* [AIM]: Repeat the records below exactly, leaving out any pictures.

* [DATA TO USE]:
________
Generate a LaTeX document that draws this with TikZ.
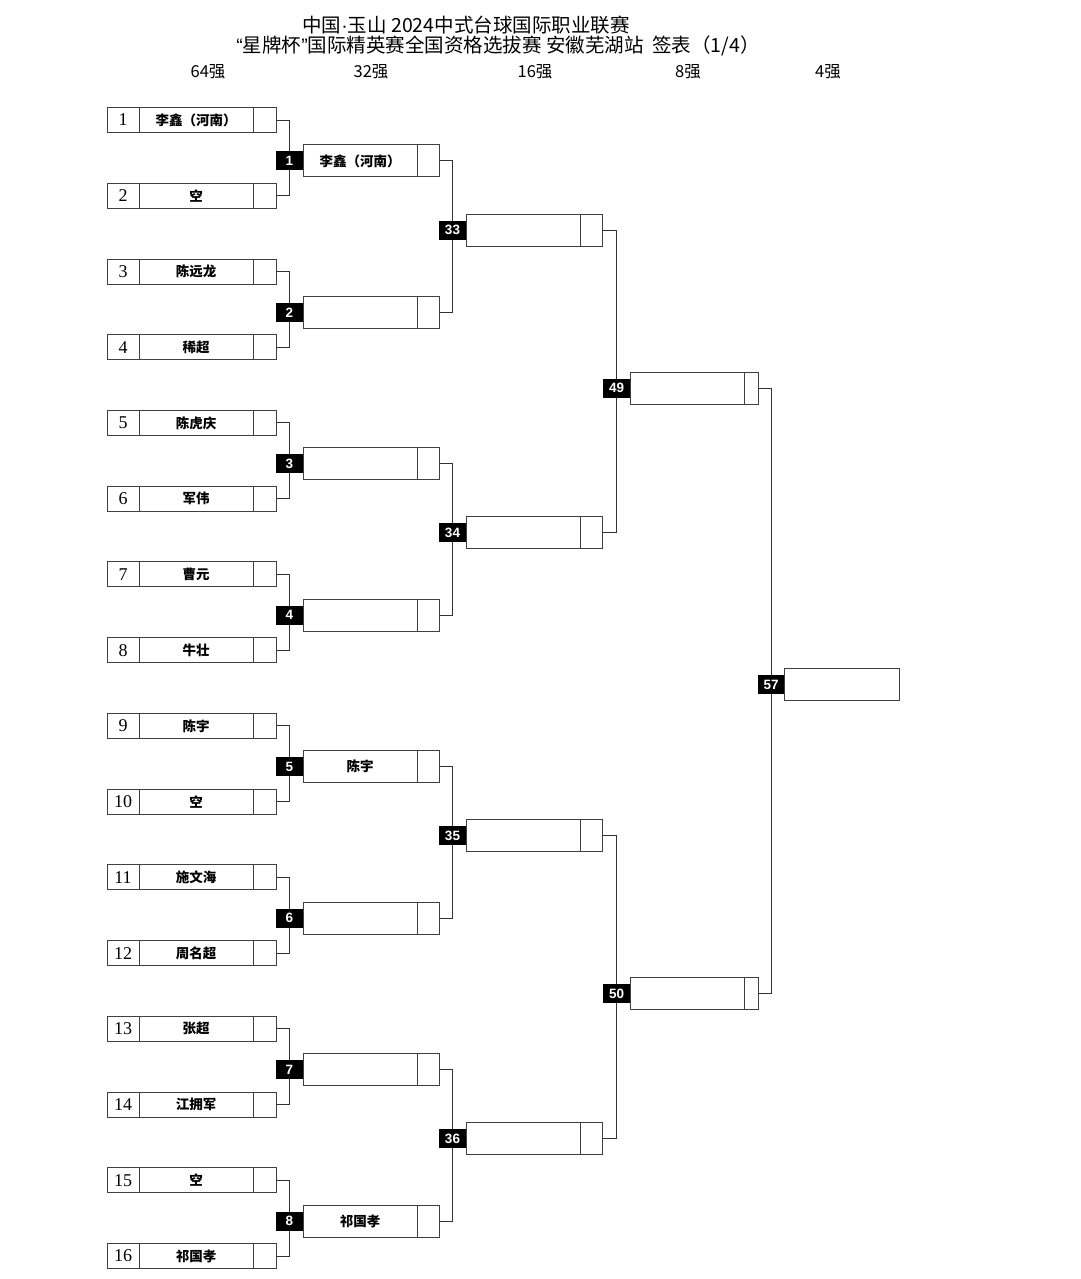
\documentclass[tikz,border=0pt]{standalone}
\usepackage{fontspec}
\setmainfont{Liberation Serif}
\newfontfamily\cjk{Noto Sans CJK SC}
\newfontfamily\arialb{Liberation Sans}
\usetikzlibrary{positioning}
\tikzset{cell/.style={draw=black!75,line width=0.9pt,minimum height=25pt,inner sep=0pt,outer sep=0pt},
         numcell/.style={cell,minimum width=32pt,font=\fontsize{18}{18}\selectfont},
         namecell/.style={cell,minimum width=114pt,font=\cjk\bfseries\fontsize{13.5}{13.5}\selectfont},
         ptcell/.style={cell,minimum width=23pt},
         wincell/.style={cell,minimum height=32pt,font=\cjk\bfseries\fontsize{13.5}{13.5}\selectfont},
         matchno/.style={fill=black,text=white,minimum width=27pt,minimum height=19pt,inner sep=0pt,outer sep=0pt,font=\arialb\bfseries\fontsize{13.5}{13.5}\selectfont},
         roundhead/.style={font=\cjk\fontsize{16.5}{16.5}\selectfont},
         titletxt/.style={font=\cjk\fontsize{19.5}{19.5}\selectfont,inner sep=0pt},
         link/.style={draw=black!80,line width=0.9pt}}

\begin{document}
\begin{tikzpicture}[x=1pt,y=-1pt]
\useasboundingbox (0,0) rectangle (1080,1279);
\fill[white] (0,0) rectangle (1080,1279);
\node[titletxt] (title1) at (466,25) {中国{\arialb ·}玉山 2024中式台球国际职业联赛};
\node[titletxt] (title2) at (498,46) {{\arialb “}星牌杯{\arialb ”}国际精英赛全国资格选拔赛 安徽芜湖站\ \ 签表（1/4）};
\node[roundhead] (h64) at (208,72) {64强};
\node[roundhead] (h32) at (371,72) {32强};
\node[roundhead] (h16) at (535,72) {16强};
\node[roundhead] (h8) at (688,72) {8强};
\node[roundhead] (h4) at (828,72) {4强};
\foreach \name [count=\i] in {李鑫（河南）,空,陈远龙,稀超,陈虎庆,军伟,曹元,牛壮,陈宇,空,施文海,周名超,张超,江拥军,空,祁国孝} {
  \pgfmathsetmacro\yy{120+(\i-1)*75.733}
  \node[numcell] (n\i) at (123,\yy) {\i};
  \node[namecell,right=0pt of n\i] (m\i) {\name};
  \node[ptcell,right=0pt of m\i] (s\i) {};
}
\foreach \name [count=\j] in {{李鑫（河南）},{},{},{},{陈宇},{},{},{祁国孝}} {
  \pgfmathsetmacro\yy{160.9+(\j-1)*151.47}
  \node[matchno] (k\j) at (289.5,\yy) {\j};
  \node[wincell,minimum width=114pt,right=0pt of k\j] (w\j) {\name};
  \node[wincell,minimum width=22.5pt,right=0pt of w\j] (ws\j) {};
  \pgfmathtruncatemacro\a{2*\j-1}
  \pgfmathtruncatemacro\b{2*\j}
  \draw[link] (s\a.east) -| (k\j.north);
  \draw[link] (s\b.east) -| (k\j.south);
}
\foreach \k in {1,...,4} {
  \pgfmathsetmacro\yy{230+(\k-1)*302.93}
  \pgfmathtruncatemacro\m{32+\k}
  \pgfmathtruncatemacro\a{2*\k-1}
  \pgfmathtruncatemacro\b{2*\k}
  \node[matchno] (k\m) at (452.5,\yy) {\m};
  \node[wincell,minimum width=114.5pt,right=0pt of k\m] (w\m) {};
  \node[wincell,minimum width=22pt,right=0pt of w\m] (ws\m) {};
  \draw[link] (ws\a.east) -| (k\m.north);
  \draw[link] (ws\b.east) -| (k\m.south);
}
\foreach \k in {1,2} {
  \pgfmathsetmacro\yy{388+(\k-1)*605.86}
  \pgfmathtruncatemacro\m{48+\k}
  \pgfmathtruncatemacro\a{30+2*\k+1}
  \pgfmathtruncatemacro\b{30+2*\k+2}
  \node[matchno] (k\m) at (616.5,\yy) {\m};
  \node[wincell,minimum width=114.5pt,right=0pt of k\m] (w\m) {};
  \node[wincell,minimum width=13.5pt,right=0pt of w\m] (ws\m) {};
  \draw[link] (ws\a.east) -| (k\m.north);
  \draw[link] (ws\b.east) -| (k\m.south);
}
\node[matchno] (k57) at (771,684.5) {57};
\node[wincell,minimum width=115pt,right=0pt of k57] (w57) {};
\draw[link] (ws49.east) -| (k57.north);
\draw[link] (ws50.east) -| (k57.south);
\end{tikzpicture}
\end{document}
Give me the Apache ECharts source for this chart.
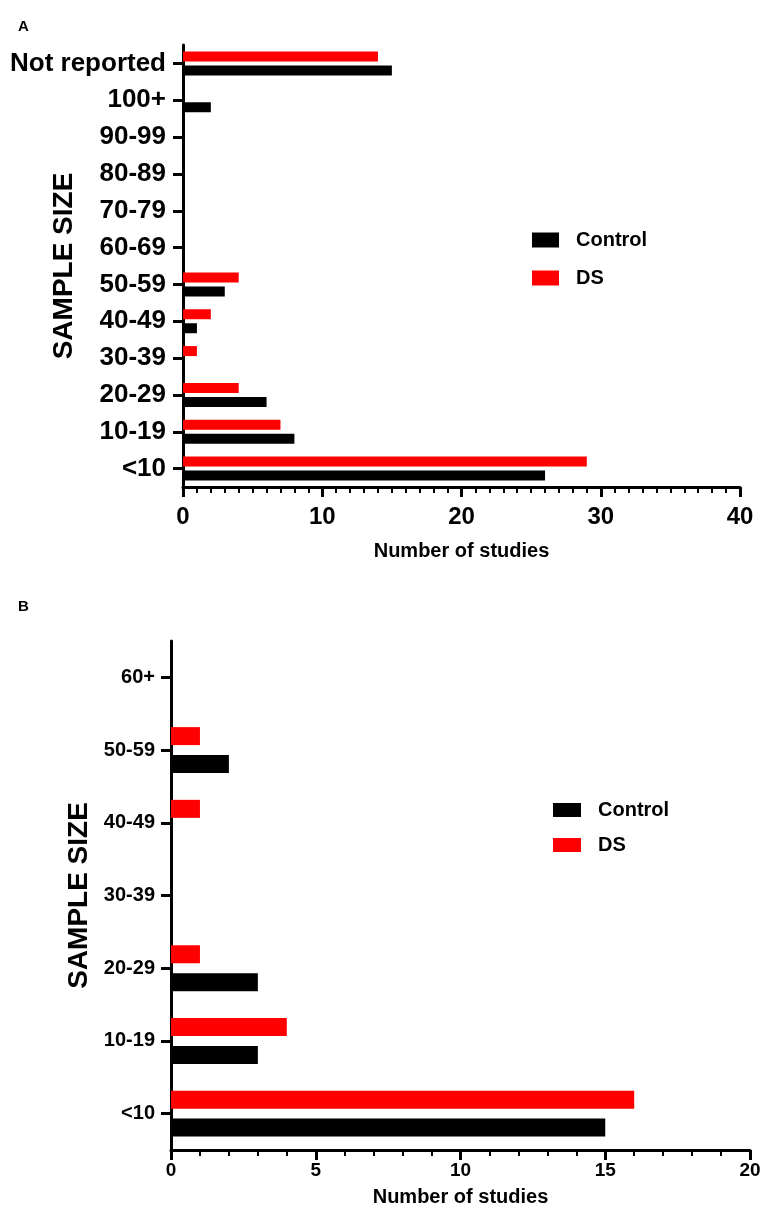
________
* [RESULT OF THIS TASK]:
Generate a LaTeX document that draws this with TikZ.
\documentclass[tikz,border=0pt]{standalone}
\usepackage{fontspec}
\setmainfont{Liberation Serif}
\newfontfamily\cjk{Noto Sans CJK SC}
\newfontfamily\arialb{Liberation Sans}
\usetikzlibrary{positioning}
\tikzset{cell/.style={draw=black!75,line width=0.9pt,minimum height=25pt,inner sep=0pt,outer sep=0pt},
         numcell/.style={cell,minimum width=32pt,font=\fontsize{18}{18}\selectfont},
         namecell/.style={cell,minimum width=114pt,font=\cjk\bfseries\fontsize{13.5}{13.5}\selectfont},
         ptcell/.style={cell,minimum width=23pt},
         wincell/.style={cell,minimum height=32pt,font=\cjk\bfseries\fontsize{13.5}{13.5}\selectfont},
         matchno/.style={fill=black,text=white,minimum width=27pt,minimum height=19pt,inner sep=0pt,outer sep=0pt,font=\arialb\bfseries\fontsize{13.5}{13.5}\selectfont},
         roundhead/.style={font=\cjk\fontsize{16.5}{16.5}\selectfont},
         titletxt/.style={font=\cjk\fontsize{19.5}{19.5}\selectfont,inner sep=0pt},
         link/.style={draw=black!80,line width=0.9pt}}

\begin{document}
\begin{tikzpicture}[x=1pt,y=-1pt]
\useasboundingbox (0,0) rectangle (1080,1279);
\fill[white] (0,0) rectangle (1080,1279);
\node[titletxt] (title1) at (466,25) {中国{\arialb ·}玉山 2024中式台球国际职业联赛};
\node[titletxt] (title2) at (498,46) {{\arialb “}星牌杯{\arialb ”}国际精英赛全国资格选拔赛 安徽芜湖站\ \ 签表（1/4）};
\node[roundhead] (h64) at (208,72) {64强};
\node[roundhead] (h32) at (371,72) {32强};
\node[roundhead] (h16) at (535,72) {16强};
\node[roundhead] (h8) at (688,72) {8强};
\node[roundhead] (h4) at (828,72) {4强};
\foreach \name [count=\i] in {李鑫（河南）,空,陈远龙,稀超,陈虎庆,军伟,曹元,牛壮,陈宇,空,施文海,周名超,张超,江拥军,空,祁国孝} {
  \pgfmathsetmacro\yy{120+(\i-1)*75.733}
  \node[numcell] (n\i) at (123,\yy) {\i};
  \node[namecell,right=0pt of n\i] (m\i) {\name};
  \node[ptcell,right=0pt of m\i] (s\i) {};
}
\foreach \name [count=\j] in {{李鑫（河南）},{},{},{},{陈宇},{},{},{祁国孝}} {
  \pgfmathsetmacro\yy{160.9+(\j-1)*151.47}
  \node[matchno] (k\j) at (289.5,\yy) {\j};
  \node[wincell,minimum width=114pt,right=0pt of k\j] (w\j) {\name};
  \node[wincell,minimum width=22.5pt,right=0pt of w\j] (ws\j) {};
  \pgfmathtruncatemacro\a{2*\j-1}
  \pgfmathtruncatemacro\b{2*\j}
  \draw[link] (s\a.east) -| (k\j.north);
  \draw[link] (s\b.east) -| (k\j.south);
}
\foreach \k in {1,...,4} {
  \pgfmathsetmacro\yy{230+(\k-1)*302.93}
  \pgfmathtruncatemacro\m{32+\k}
  \pgfmathtruncatemacro\a{2*\k-1}
  \pgfmathtruncatemacro\b{2*\k}
  \node[matchno] (k\m) at (452.5,\yy) {\m};
  \node[wincell,minimum width=114.5pt,right=0pt of k\m] (w\m) {};
  \node[wincell,minimum width=22pt,right=0pt of w\m] (ws\m) {};
  \draw[link] (ws\a.east) -| (k\m.north);
  \draw[link] (ws\b.east) -| (k\m.south);
}
\foreach \k in {1,2} {
  \pgfmathsetmacro\yy{388+(\k-1)*605.86}
  \pgfmathtruncatemacro\m{48+\k}
  \pgfmathtruncatemacro\a{30+2*\k+1}
  \pgfmathtruncatemacro\b{30+2*\k+2}
  \node[matchno] (k\m) at (616.5,\yy) {\m};
  \node[wincell,minimum width=114.5pt,right=0pt of k\m] (w\m) {};
  \node[wincell,minimum width=13.5pt,right=0pt of w\m] (ws\m) {};
  \draw[link] (ws\a.east) -| (k\m.north);
  \draw[link] (ws\b.east) -| (k\m.south);
}
\node[matchno] (k57) at (771,684.5) {57};
\node[wincell,minimum width=115pt,right=0pt of k57] (w57) {};
\draw[link] (ws49.east) -| (k57.north);
\draw[link] (ws50.east) -| (k57.south);
\end{tikzpicture}
\end{document}
Give me the Apache ECharts source for this chart.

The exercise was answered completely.